■ **What is required**
The listing below begins with the first line you should copy; stop after the line containing "1.265e-6, 1.63e-6, 2.68e-6]", and drop every picture.

(Plotting code records)

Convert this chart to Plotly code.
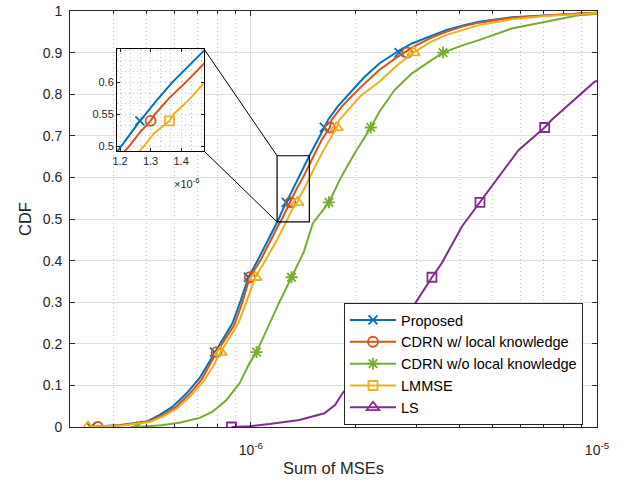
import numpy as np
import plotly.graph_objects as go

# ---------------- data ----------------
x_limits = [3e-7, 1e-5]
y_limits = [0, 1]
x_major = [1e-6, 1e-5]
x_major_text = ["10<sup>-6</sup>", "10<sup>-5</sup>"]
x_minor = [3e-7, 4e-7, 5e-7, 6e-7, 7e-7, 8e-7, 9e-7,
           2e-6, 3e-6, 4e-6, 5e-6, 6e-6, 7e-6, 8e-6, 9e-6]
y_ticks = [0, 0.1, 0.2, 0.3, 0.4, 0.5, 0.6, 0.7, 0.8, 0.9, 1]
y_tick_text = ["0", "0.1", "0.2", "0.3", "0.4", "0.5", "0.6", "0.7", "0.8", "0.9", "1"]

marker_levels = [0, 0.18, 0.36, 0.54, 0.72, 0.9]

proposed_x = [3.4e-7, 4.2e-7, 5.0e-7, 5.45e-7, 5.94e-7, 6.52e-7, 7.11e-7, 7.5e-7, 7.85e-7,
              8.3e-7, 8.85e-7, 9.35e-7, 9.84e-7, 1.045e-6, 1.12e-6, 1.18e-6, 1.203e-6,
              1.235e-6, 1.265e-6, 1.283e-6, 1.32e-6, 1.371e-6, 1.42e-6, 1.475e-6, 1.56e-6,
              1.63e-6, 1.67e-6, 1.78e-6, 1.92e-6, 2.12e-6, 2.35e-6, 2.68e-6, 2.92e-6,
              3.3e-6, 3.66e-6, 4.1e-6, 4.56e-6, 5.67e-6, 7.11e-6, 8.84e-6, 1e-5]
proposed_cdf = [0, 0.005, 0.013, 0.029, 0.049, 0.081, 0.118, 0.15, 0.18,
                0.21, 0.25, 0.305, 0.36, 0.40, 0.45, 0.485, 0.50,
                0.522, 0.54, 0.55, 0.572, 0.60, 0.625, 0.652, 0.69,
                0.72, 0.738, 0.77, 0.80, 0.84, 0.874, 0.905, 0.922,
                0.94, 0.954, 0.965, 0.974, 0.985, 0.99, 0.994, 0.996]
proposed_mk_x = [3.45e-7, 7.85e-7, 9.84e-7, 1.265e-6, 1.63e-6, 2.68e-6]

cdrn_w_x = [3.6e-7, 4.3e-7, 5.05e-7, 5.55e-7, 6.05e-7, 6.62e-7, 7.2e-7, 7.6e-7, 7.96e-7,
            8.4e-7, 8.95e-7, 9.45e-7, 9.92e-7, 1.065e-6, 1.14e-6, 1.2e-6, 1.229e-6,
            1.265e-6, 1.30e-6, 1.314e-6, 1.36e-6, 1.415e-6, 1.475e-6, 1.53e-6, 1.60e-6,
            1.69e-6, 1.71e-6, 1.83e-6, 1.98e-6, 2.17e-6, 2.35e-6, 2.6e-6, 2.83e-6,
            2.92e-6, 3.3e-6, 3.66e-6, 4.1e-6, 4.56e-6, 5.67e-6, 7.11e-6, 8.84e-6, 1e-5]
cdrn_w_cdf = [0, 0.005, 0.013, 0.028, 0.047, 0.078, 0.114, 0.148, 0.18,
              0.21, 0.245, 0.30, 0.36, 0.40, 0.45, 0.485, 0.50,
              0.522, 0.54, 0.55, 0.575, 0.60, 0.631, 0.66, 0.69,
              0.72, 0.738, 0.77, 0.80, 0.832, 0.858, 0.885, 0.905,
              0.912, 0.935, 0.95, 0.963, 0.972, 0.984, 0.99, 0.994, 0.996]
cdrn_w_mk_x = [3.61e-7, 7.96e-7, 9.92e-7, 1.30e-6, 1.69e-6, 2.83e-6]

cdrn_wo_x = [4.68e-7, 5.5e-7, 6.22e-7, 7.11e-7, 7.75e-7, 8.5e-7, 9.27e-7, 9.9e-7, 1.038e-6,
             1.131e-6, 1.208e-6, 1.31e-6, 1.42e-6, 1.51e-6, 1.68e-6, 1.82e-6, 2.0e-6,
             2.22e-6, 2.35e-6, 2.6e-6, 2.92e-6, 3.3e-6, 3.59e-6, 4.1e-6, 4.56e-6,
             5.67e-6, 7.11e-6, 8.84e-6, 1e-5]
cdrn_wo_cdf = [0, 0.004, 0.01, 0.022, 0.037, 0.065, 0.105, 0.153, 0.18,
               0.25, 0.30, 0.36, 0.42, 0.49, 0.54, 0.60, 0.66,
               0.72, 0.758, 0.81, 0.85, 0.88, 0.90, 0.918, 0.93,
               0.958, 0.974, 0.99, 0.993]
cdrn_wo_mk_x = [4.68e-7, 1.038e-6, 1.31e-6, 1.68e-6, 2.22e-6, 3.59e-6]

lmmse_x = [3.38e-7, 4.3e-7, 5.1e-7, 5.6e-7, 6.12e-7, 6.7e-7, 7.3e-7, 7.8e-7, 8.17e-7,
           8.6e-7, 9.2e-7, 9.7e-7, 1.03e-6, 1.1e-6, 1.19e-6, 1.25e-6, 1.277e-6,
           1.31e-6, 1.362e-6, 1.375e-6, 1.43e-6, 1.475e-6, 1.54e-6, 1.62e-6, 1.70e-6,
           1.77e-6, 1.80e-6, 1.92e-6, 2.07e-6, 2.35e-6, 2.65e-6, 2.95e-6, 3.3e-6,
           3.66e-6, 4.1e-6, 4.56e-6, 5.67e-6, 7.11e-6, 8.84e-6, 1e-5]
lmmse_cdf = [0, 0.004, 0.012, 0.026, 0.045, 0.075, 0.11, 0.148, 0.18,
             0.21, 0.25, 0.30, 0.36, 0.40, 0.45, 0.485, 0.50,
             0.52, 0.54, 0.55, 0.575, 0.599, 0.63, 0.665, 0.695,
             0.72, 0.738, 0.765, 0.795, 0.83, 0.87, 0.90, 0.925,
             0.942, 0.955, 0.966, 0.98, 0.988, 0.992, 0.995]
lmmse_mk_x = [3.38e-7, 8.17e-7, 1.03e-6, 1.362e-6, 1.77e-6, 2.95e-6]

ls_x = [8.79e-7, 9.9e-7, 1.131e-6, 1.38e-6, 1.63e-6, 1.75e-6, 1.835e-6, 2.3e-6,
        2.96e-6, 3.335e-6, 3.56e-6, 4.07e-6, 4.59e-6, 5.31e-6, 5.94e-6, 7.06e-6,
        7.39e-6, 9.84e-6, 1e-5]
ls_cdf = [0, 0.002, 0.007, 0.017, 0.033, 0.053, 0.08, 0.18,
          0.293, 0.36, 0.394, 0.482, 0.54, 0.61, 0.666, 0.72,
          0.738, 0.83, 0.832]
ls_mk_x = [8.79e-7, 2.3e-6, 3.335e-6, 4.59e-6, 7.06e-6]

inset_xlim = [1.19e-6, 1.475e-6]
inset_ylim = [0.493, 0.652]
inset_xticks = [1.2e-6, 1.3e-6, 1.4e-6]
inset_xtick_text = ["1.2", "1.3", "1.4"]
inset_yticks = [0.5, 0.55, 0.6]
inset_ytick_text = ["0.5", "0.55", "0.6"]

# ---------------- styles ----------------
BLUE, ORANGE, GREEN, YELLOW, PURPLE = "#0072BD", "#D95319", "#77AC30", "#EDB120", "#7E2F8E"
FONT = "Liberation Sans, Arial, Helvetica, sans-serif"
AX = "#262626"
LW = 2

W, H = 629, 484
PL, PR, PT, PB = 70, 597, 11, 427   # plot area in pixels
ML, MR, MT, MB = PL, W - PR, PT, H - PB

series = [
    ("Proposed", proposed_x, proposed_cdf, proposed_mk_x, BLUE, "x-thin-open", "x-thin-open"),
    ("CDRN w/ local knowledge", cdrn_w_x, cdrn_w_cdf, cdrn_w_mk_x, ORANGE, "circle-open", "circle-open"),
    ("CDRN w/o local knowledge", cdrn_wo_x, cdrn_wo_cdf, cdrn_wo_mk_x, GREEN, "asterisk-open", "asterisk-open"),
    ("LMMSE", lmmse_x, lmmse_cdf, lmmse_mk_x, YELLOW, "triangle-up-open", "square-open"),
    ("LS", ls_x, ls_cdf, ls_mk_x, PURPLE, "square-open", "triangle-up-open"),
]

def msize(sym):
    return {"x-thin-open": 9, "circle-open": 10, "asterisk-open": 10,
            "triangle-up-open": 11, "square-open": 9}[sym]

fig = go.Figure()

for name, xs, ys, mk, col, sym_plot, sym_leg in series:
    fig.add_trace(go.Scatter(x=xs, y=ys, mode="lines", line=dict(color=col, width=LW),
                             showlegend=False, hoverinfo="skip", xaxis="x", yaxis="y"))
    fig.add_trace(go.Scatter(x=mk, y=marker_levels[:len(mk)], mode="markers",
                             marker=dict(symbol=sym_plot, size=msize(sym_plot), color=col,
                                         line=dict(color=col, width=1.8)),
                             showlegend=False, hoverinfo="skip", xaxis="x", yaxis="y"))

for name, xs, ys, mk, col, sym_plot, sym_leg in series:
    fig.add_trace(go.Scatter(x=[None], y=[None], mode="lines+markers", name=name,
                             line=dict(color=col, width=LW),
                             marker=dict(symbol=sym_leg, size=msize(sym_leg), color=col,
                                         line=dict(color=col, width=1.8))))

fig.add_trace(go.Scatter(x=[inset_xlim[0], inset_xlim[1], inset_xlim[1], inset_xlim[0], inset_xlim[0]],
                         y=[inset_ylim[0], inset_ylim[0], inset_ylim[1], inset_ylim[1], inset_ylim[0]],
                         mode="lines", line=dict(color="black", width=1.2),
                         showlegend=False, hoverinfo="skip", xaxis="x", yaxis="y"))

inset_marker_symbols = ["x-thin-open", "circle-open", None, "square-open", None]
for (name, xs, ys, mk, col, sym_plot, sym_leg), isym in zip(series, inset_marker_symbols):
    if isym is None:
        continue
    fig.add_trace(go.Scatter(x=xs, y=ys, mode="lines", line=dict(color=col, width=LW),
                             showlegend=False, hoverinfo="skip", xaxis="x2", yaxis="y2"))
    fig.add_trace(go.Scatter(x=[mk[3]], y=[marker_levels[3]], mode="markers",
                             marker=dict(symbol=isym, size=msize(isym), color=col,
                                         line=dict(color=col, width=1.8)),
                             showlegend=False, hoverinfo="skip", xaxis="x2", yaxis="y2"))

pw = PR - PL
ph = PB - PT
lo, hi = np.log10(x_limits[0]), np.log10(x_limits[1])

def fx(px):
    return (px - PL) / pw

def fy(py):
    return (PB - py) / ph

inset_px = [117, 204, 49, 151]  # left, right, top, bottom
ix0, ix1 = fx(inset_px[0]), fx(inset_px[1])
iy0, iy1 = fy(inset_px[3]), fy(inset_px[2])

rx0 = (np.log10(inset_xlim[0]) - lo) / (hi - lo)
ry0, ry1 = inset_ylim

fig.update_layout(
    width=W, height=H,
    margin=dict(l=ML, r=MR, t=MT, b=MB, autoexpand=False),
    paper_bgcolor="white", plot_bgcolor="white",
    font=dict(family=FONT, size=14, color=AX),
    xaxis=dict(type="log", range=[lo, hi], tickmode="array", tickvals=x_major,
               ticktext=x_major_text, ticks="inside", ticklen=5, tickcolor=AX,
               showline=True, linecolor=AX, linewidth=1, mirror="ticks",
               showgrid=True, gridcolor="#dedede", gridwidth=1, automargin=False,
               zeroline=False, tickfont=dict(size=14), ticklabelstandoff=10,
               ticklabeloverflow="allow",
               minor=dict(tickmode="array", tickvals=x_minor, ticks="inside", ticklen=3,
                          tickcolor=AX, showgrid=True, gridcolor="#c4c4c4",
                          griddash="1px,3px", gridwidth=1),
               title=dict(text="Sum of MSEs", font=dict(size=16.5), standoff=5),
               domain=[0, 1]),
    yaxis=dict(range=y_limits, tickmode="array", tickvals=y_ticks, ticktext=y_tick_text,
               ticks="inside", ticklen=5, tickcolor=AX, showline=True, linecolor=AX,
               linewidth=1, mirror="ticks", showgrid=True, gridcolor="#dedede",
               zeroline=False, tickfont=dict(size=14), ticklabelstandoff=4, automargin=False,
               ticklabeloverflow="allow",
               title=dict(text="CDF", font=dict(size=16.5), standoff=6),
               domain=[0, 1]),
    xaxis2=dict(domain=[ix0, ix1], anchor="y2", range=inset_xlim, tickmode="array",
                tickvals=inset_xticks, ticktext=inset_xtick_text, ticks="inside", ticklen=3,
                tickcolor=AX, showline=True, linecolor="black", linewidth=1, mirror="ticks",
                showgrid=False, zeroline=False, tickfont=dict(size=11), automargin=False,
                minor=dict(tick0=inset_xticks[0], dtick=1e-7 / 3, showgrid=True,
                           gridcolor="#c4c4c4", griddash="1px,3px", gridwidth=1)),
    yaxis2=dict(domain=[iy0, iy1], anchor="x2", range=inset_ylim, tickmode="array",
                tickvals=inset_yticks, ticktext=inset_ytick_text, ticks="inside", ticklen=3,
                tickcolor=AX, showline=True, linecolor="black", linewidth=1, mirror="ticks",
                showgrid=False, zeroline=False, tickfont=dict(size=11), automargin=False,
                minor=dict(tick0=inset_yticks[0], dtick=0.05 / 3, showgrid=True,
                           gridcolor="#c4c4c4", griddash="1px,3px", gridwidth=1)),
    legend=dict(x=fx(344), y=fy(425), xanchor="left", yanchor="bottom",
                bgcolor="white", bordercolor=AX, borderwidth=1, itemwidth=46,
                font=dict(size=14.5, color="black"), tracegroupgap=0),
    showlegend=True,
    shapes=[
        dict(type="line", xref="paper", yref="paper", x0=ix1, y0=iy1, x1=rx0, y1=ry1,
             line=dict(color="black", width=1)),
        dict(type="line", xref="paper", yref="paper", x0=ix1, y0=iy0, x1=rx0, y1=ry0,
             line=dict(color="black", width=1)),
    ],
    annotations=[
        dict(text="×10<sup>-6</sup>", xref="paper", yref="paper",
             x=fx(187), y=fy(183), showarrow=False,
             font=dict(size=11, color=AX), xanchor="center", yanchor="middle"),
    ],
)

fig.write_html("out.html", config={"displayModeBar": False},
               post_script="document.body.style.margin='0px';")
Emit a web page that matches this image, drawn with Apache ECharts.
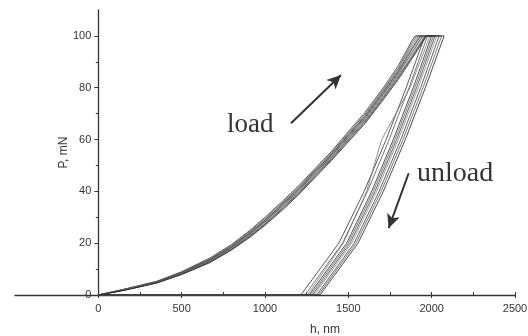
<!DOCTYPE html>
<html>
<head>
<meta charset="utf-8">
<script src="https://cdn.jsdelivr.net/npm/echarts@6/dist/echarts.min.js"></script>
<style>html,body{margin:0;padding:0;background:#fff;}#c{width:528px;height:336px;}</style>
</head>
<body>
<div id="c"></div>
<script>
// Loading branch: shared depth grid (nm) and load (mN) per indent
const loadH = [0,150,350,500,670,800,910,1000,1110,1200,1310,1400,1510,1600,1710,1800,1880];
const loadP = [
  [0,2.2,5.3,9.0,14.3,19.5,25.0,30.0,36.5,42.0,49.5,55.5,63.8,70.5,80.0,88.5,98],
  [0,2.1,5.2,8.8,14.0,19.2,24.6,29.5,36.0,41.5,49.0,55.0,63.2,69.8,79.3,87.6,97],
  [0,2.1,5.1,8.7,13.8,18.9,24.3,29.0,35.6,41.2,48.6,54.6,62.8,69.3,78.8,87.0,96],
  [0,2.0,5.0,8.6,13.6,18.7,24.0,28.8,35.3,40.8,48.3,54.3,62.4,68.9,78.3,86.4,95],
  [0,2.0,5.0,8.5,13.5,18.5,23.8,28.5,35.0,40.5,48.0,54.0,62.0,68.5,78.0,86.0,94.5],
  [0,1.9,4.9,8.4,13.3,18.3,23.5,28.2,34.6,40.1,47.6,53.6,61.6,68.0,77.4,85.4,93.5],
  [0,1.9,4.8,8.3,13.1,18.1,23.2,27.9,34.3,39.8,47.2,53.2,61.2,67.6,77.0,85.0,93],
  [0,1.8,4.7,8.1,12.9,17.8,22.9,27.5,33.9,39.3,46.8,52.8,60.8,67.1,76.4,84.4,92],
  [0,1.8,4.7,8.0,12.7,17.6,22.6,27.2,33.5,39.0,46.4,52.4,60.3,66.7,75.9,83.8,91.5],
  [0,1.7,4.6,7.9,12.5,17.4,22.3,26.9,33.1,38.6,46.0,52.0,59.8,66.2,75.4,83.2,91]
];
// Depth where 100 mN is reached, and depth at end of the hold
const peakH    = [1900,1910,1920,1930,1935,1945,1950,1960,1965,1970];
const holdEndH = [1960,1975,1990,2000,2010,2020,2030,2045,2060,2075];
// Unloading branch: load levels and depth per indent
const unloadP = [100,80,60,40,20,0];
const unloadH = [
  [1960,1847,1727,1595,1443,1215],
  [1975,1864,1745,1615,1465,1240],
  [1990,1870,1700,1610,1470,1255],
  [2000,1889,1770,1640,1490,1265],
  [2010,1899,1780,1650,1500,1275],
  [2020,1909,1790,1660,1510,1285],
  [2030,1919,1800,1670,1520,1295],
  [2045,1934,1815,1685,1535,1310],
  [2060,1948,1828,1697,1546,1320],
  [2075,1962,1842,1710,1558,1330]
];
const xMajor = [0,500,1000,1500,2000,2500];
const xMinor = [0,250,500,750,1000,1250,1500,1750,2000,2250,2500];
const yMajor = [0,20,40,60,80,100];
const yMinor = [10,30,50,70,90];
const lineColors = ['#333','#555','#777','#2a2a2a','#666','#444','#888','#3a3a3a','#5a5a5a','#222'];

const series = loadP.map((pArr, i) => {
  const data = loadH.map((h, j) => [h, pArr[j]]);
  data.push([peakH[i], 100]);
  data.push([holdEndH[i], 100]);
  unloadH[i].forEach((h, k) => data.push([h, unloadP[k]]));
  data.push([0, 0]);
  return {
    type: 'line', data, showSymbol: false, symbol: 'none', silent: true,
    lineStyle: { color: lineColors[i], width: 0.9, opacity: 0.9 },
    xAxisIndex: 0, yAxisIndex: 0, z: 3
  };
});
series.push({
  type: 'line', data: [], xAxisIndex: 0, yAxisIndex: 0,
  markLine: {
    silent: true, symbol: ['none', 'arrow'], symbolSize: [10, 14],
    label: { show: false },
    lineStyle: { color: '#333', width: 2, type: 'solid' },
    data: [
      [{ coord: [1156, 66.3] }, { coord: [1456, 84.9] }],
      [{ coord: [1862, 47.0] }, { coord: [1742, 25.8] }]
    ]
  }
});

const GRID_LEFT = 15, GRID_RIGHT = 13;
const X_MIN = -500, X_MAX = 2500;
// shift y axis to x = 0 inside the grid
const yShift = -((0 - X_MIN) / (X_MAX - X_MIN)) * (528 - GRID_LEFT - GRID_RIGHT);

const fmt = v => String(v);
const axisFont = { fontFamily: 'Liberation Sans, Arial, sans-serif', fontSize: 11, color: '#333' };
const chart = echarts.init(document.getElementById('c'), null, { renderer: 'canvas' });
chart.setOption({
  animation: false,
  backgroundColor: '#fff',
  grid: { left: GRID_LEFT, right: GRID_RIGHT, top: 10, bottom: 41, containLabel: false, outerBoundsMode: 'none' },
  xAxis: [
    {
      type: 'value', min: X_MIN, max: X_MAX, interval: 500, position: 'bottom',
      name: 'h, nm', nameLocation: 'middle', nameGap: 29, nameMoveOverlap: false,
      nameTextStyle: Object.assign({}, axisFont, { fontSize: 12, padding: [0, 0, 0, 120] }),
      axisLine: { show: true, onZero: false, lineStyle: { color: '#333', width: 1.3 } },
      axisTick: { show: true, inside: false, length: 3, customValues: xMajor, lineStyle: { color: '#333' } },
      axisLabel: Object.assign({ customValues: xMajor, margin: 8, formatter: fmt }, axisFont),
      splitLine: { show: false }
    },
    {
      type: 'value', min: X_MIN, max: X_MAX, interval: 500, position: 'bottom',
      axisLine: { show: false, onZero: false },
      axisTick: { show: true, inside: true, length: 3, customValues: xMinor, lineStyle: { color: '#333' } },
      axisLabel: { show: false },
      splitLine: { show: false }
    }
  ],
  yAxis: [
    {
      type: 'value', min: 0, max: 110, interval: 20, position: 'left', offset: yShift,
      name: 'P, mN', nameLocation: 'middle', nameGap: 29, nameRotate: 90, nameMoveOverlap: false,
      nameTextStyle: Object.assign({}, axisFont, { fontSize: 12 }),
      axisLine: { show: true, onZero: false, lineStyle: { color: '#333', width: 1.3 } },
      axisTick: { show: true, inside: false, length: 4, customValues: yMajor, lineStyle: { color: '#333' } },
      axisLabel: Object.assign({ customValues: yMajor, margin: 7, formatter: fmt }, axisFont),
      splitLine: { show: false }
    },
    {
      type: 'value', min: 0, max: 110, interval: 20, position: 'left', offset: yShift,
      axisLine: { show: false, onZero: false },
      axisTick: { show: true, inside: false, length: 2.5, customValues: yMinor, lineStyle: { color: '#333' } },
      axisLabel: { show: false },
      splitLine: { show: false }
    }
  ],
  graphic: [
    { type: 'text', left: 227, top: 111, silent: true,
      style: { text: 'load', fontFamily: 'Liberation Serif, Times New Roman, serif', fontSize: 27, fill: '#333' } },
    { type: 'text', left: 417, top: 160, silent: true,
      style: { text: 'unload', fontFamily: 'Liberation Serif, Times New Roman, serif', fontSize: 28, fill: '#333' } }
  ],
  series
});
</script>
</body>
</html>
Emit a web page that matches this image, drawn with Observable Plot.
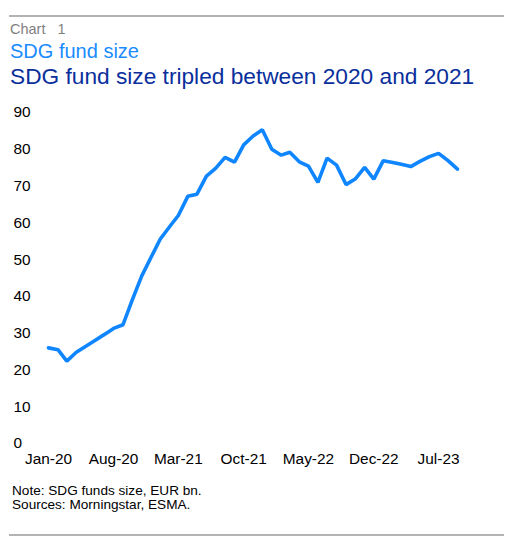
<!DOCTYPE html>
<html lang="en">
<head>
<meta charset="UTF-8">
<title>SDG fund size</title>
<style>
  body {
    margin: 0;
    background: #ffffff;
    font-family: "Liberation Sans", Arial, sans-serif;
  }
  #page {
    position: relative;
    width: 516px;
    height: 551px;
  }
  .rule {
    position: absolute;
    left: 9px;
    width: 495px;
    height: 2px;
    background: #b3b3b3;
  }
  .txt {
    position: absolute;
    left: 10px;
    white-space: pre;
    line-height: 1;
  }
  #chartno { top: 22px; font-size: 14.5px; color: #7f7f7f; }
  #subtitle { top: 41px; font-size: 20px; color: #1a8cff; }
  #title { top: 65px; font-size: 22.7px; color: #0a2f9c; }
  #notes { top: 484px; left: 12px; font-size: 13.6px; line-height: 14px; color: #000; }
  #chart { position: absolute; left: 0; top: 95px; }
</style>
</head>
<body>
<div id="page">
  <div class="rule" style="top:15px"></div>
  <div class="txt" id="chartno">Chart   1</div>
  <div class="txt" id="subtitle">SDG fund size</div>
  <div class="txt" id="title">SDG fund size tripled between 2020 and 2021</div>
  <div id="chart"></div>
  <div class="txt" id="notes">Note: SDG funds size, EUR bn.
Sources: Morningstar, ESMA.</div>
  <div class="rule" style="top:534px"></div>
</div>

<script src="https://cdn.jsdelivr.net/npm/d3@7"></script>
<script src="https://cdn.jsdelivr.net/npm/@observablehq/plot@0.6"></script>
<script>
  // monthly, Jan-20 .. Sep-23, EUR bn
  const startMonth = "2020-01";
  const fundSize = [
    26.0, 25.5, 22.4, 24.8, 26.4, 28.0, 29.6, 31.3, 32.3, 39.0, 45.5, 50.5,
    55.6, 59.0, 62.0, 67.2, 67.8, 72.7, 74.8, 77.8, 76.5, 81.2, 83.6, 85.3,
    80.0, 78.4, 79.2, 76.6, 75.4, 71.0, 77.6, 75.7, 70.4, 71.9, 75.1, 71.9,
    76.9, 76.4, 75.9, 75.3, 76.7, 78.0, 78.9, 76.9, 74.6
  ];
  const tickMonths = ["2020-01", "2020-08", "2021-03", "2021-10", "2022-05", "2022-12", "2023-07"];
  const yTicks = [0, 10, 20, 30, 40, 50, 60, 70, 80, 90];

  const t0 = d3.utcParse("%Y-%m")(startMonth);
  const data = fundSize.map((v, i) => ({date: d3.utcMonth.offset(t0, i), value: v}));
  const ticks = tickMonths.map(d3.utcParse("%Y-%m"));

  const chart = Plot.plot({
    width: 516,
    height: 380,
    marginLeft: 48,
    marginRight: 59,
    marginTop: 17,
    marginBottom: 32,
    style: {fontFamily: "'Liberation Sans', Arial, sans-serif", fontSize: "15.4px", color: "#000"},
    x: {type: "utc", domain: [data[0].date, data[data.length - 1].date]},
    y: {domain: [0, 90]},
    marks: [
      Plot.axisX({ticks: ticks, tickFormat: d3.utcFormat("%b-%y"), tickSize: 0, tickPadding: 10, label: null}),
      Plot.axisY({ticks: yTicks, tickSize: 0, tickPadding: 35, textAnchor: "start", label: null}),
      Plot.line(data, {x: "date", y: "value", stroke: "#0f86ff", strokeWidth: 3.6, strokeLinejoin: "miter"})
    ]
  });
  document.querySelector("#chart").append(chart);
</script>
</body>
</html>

■ **Final result**
Convert this chart to Plotly code.
import numpy as np
import plotly.graph_objects as go

# ---------------- data ----------------
x_limits = [3e-7, 1e-5]
y_limits = [0, 1]
x_major = [1e-6, 1e-5]
x_major_text = ["10<sup>-6</sup>", "10<sup>-5</sup>"]
x_minor = [3e-7, 4e-7, 5e-7, 6e-7, 7e-7, 8e-7, 9e-7,
           2e-6, 3e-6, 4e-6, 5e-6, 6e-6, 7e-6, 8e-6, 9e-6]
y_ticks = [0, 0.1, 0.2, 0.3, 0.4, 0.5, 0.6, 0.7, 0.8, 0.9, 1]
y_tick_text = ["0", "0.1", "0.2", "0.3", "0.4", "0.5", "0.6", "0.7", "0.8", "0.9", "1"]

marker_levels = [0, 0.18, 0.36, 0.54, 0.72, 0.9]

proposed_x = [3.4e-7, 4.2e-7, 5.0e-7, 5.45e-7, 5.94e-7, 6.52e-7, 7.11e-7, 7.5e-7, 7.85e-7,
              8.3e-7, 8.85e-7, 9.35e-7, 9.84e-7, 1.045e-6, 1.12e-6, 1.18e-6, 1.203e-6,
              1.235e-6, 1.265e-6, 1.283e-6, 1.32e-6, 1.371e-6, 1.42e-6, 1.475e-6, 1.56e-6,
              1.63e-6, 1.67e-6, 1.78e-6, 1.92e-6, 2.12e-6, 2.35e-6, 2.68e-6, 2.92e-6,
              3.3e-6, 3.66e-6, 4.1e-6, 4.56e-6, 5.67e-6, 7.11e-6, 8.84e-6, 1e-5]
proposed_cdf = [0, 0.005, 0.013, 0.029, 0.049, 0.081, 0.118, 0.15, 0.18,
                0.21, 0.25, 0.305, 0.36, 0.40, 0.45, 0.485, 0.50,
                0.522, 0.54, 0.55, 0.572, 0.60, 0.625, 0.652, 0.69,
                0.72, 0.738, 0.77, 0.80, 0.84, 0.874, 0.905, 0.922,
                0.94, 0.954, 0.965, 0.974, 0.985, 0.99, 0.994, 0.996]
proposed_mk_x = [3.45e-7, 7.85e-7, 9.84e-7, 1.265e-6, 1.63e-6, 2.68e-6]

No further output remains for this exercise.